The dispute centered around whether the words “Yizkor Elokim” (“May God remember” ) or “Yizkor Am Yisrael” (“May the nation of Israel remember” ) should be used. In the end, the second version won out.
The decision to officially recommend the text was made after the text – either version – was omitted from many Memorial Day ceremonies this year, apparently due to confusion after last year’s debate.
Though the Yizkor text for fallen soldiers is modeled after the traditional Yizkor memorial prayer, it is not a prayer, but a text penned by Labor Zionist leader Berl Katznelson in the 1920s. It was never a required element in military memorial services, though it was read at many services.
Last year a debate erupted over a version recited in military cemeteries, which began with “Yizkor Elokim,” although Katznelson’s original version began with “Yizkor Am Yisrael.” The change, made after the Six-Day War by IDF Chief Rabbi Shlomo Goren, raised no complaints until last year, when a secular bereaved mother raised the issue and the media picked up on it.

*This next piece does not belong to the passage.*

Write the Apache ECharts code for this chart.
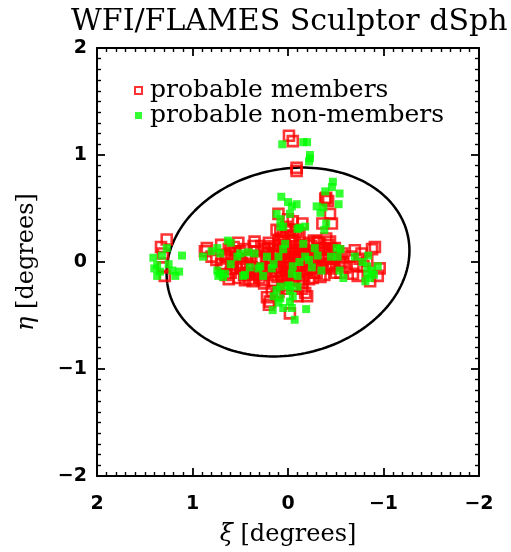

A committee appointed by Chief of Staff Benny Gantz ruled in August that the original version beginning with “Yizkor Am Yisrael” be used.
But instead the text was dropped from many of this year’s memorial services, to the consternation of many bereaved families, who filed complaints with the IDF.
The recommendation to officially include the text will be presented to the Public Council for Soldiers’ Commemoration, which helps set Memorial Day traditions. It will then be submitted for the approval of Defense Minister Ehud Barak.